Design of the Resource-Bundle Directory Structure: Typically there will be one directory in which all resource bundles for an application reside. A program can locate its resources by concatenating the path name of the resource-bundle directory with the locale, e.g.

<Resource Directory Path Name> + 'ResBnd_' + <locale>

There is a root resource bundle named simply ResBnd_ that normally is a duplicate of the en_US resource bundle. If French is supported, the fr_FR resource bundle is duplicated as the fr resource bundle, while the en_US resource bundle is duplicated as the en resource bundle. As a result the en_US resource bundle will be present as the root, en, and en_US resource bundles. The reason for this will become clear shortly.

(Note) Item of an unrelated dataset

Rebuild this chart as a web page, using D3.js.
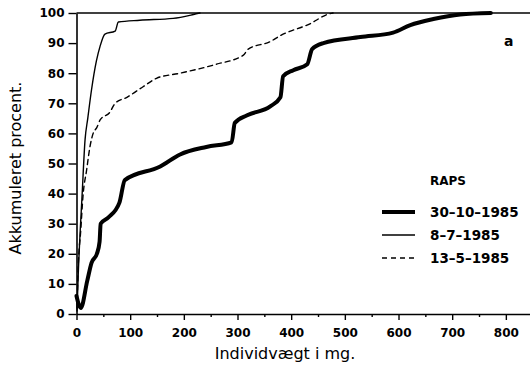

The root resource bundle constitutes the base localization kit that is given to localizers for translation, if resource bundles are chosen to maintain extracted text.

Resource-Bundle Lookup: With the preceding directory structure and naming conventions the C resource-bundle lookup services, which ensures that users from supported and non-supported locales receive screen presentations in the most appropriate language, can be utilized.

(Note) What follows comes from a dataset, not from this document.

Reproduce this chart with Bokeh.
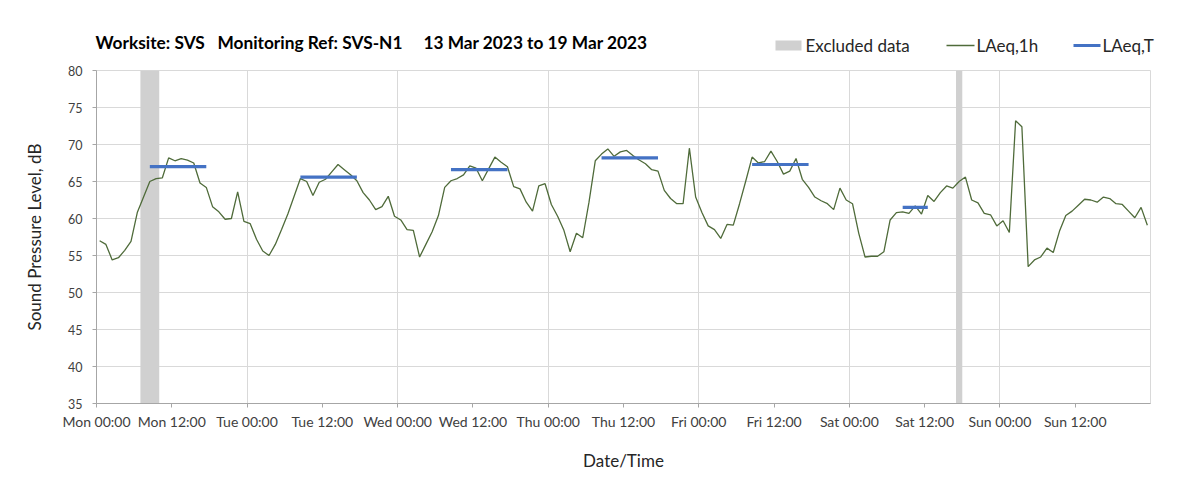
from bokeh.plotting import figure
from bokeh.layouts import column
from bokeh.models import Range1d, FixedTicker, Label
from bokeh.embed import file_html
from bokeh.resources import INLINE

# ---- data -------------------------------------------------------------
# hourly LAeq,1h values, Mon 13 Mar 2023 00:00 .. Sun 19 Mar 2023 23:00
laeq_1h = [
    57.0, 56.5, 54.4, 54.7, 55.7, 56.9, 60.8, 62.9, 65.0, 65.4, 65.5, 68.2,
    67.8, 68.1, 67.9, 67.5, 64.8, 64.2, 61.6, 60.9, 59.9, 60.0, 63.6, 59.6,
    59.3, 57.2, 55.6, 55.0, 56.5, 58.5, 60.6, 63.0, 65.4, 65.0, 63.1, 64.9,
    65.3, 66.3, 67.3, 66.6, 65.9, 65.1, 63.5, 62.5, 61.2, 61.6, 63.0, 60.3,
    59.8, 58.5, 58.4, 54.8, 56.5, 58.2, 60.4, 64.2, 65.1, 65.4, 65.9, 67.1,
    66.8, 65.1, 66.7, 68.3, 67.6, 67.0, 64.3, 64.0, 62.2, 61.0, 64.4, 64.7,
    61.9, 60.3, 58.4, 55.5, 58.0, 57.4, 62.2, 67.8, 68.7, 69.4, 68.4, 69.0,
    69.2, 68.5, 67.9, 67.4, 66.6, 66.4, 63.8, 62.7, 62.0, 62.0, 69.5, 62.9,
    60.8, 59.0, 58.5, 57.3, 59.2, 59.1, 62.0, 65.1, 68.3, 67.5, 67.7, 69.1,
    67.7, 66.0, 66.4, 68.1, 65.3, 64.2, 62.9, 62.4, 62.0, 61.2, 64.1, 62.5,
    62.0, 58.0, 54.8, 54.9, 54.9, 55.5, 59.8, 60.8, 60.9, 60.7, 61.7, 60.6,
    63.1, 62.3, 63.5, 64.4, 64.1, 65.0, 65.6, 62.5, 62.1, 60.7, 60.5, 59.0,
    59.7, 58.1, 73.2, 72.4, 53.5, 54.4, 54.8, 56.0, 55.4, 58.3, 60.4, 61.0,
    61.8, 62.6, 62.5, 62.2, 62.9, 62.7, 62.0, 61.9, 61.0, 60.1, 61.5, 59.1,
]
hours = [i + 0.5 for i in range(len(laeq_1h))]   # hour centres since Mon 00:00

# LAeq,T periods (hours since Mon 00:00) and levels
t_start = [8.5, 32.5, 56.5, 80.5, 104.5, 128.5]
t_end = [17.5, 41.5, 65.5, 89.5, 113.5, 132.5]
t_level = [67.0, 65.6, 66.6, 68.2, 67.3, 61.5]

# excluded data periods (hours since Mon 00:00)
excl_start = [7, 137]
excl_end = [10, 138]

tick_hours = list(range(0, 168, 12))
tick_labels = ["Mon 00:00", "Mon 12:00", "Tue 00:00", "Tue 12:00",
               "Wed 00:00", "Wed 12:00", "Thu 00:00", "Thu 12:00",
               "Fri 00:00", "Fri 12:00", "Sat 00:00", "Sat 12:00",
               "Sun 00:00", "Sun 12:00"]
y_ticks = [35, 40, 45, 50, 55, 60, 65, 70, 75, 80]

title_text = ("Worksite: SVS\u00a0\u00a0\u00a0Monitoring Ref: SVS-N1"
              "\u00a0\u00a0\u00a0\u00a0\u00a013 Mar 2023 to 19 Mar 2023")
legend_labels = ["Excluded data", "LAeq,1h", "LAeq,T"]

FONT = "Lato"
GRID = "#d9d9d9"
EXCL_COLOR = "#d0d0d0"
LINE_COLOR = "#4f6b3a"
T_COLOR = "#4472c4"
W = 1195
HEAD_H = 60

# ---- header strip: title + legend (pixel coordinates) -------------------
hdr = figure(width=W, height=HEAD_H, output_backend="svg", toolbar_location=None,
             x_range=Range1d(0, W), y_range=Range1d(HEAD_H, 0),
             x_axis_type=None, y_axis_type=None,
             min_border_left=0, min_border_right=0,
             min_border_top=0, min_border_bottom=0)
hdr.frame_align = False
hdr.xgrid.visible = False
hdr.ygrid.visible = False
hdr.outline_line_color = None
hdr.background_fill_color = "white"
hdr.border_fill_color = "white"

hdr.add_layout(Label(x=95, y=42, text=title_text, text_font=FONT,
                     text_font_style="bold", text_font_size="17.3px",
                     text_color="#000000", text_baseline="middle",
                     text_align="left"))

# legend keys
hdr.quad(left=[775], right=[801], top=[40], bottom=[50],
         fill_color=EXCL_COLOR, line_color=None)
hdr.segment(x0=[946], x1=[974], y0=[45], y1=[45],
            line_color=LINE_COLOR, line_width=1.3)
hdr.segment(x0=[1073], x1=[1100], y0=[45], y1=[45],
            line_color=T_COLOR, line_width=3.2)
for lx, lab in zip([805, 976, 1102], legend_labels):
    hdr.add_layout(Label(x=lx, y=45, text=lab, text_font=FONT,
                         text_font_size="17px", text_color="#262626",
                         text_baseline="middle", text_align="left"))

# ---- main chart ---------------------------------------------------------
p = figure(width=W, height=484 - HEAD_H, output_backend="svg",
           toolbar_location=None,
           x_range=Range1d(0, 168), y_range=Range1d(35, 80),
           min_border_left=96, min_border_right=45,
           min_border_top=70 - HEAD_H, min_border_bottom=81)
p.frame_align = False
p.background_fill_color = "white"
p.border_fill_color = "white"
p.outline_line_color = GRID

p.xaxis.ticker = FixedTicker(ticks=tick_hours)
p.xaxis.major_label_overrides = {h: lab for h, lab in zip(tick_hours, tick_labels)}
p.yaxis.ticker = FixedTicker(ticks=y_ticks)
for ax in (p.xaxis[0], p.yaxis[0]):
    ax.axis_line_color = "#a6a6a6"
    ax.major_tick_line_color = "#a6a6a6"
    ax.major_tick_out = 4
    ax.major_tick_in = 0
    ax.minor_tick_out = 0
    ax.minor_tick_in = 0
    ax.major_label_text_font = FONT
    ax.major_label_text_color = "#404040"
    ax.axis_label_text_font = FONT
    ax.axis_label_text_font_size = "17px"
    ax.axis_label_text_font_style = "normal"
    ax.axis_label_text_color = "#262626"

p.xaxis.major_label_text_font_size = "14px"
p.yaxis.major_label_text_font_size = "12.5px"
p.xaxis.axis_label = "Date/Time"
p.xaxis.major_label_standoff = 5
p.xaxis.axis_label_standoff = 17
p.yaxis.axis_label = "Sound Pressure Level, dB"
p.yaxis.major_label_standoff = 10
p.yaxis.axis_label_standoff = 20

p.xgrid.ticker = FixedTicker(ticks=list(range(24, 169, 24)))
p.ygrid.ticker = FixedTicker(ticks=y_ticks)
p.xgrid.grid_line_color = GRID
p.ygrid.grid_line_color = GRID

p.quad(left=excl_start, right=excl_end, bottom=35, top=80,
       fill_color=EXCL_COLOR, line_color=None)
p.line(hours, laeq_1h, line_color=LINE_COLOR, line_width=1.3)
p.segment(x0=t_start, x1=t_end, y0=t_level, y1=t_level,
          line_color=T_COLOR, line_width=3.2)

layout = column(hdr, p, spacing=0)
open("out.html", "w").write(file_html(layout, INLINE))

ICU supports a default lookup mechanism for resource files. ICU first looks for the most specific bundle. If this bundle is not found (or the element is not contained within the bundle) then it goes to a more general bundle. For example, if the de_AT_EURO bundle is requested and not found, ICU searches for the de_AT bundle and then searches by de. If de is not found, ICU tries a bundle for the default locale. Hence, the order of progression would be:

language1 + "_" + country1 + "_" + variant1
language1 + "_" + country1
language1
default

Language, country and variant are concatenated to define the bundle name. Additionally, to use a resource bundle within C, it is necessary to include the ures.h file. All of the resources are handled using a UResourceBundle *. To initialize the pointer, you must call the ures_open function. For more treatment of C/C++ resource bundles using ICU, please see the ICU Website.

Resource Keys: The internal structure of the resource bundle is a list of <key, string> ordered pairs, where the key is a mnemonic identifier for the associated Unicode string. It is recommended that the mnemonic identifier be the module name suffixed by string identifying the string, e.g. Registration_EnterName, which might identify the string EnterName used by the Registration module.

ICU cannot utilize resource bundle data in a text form. Instead, ICU uses an efficient, binary form. The main tool for compiling resource bundle data from text into a binary form is called genrb. This tool reads a text resource file and outputs a .res file - a binary form of a resource bundle.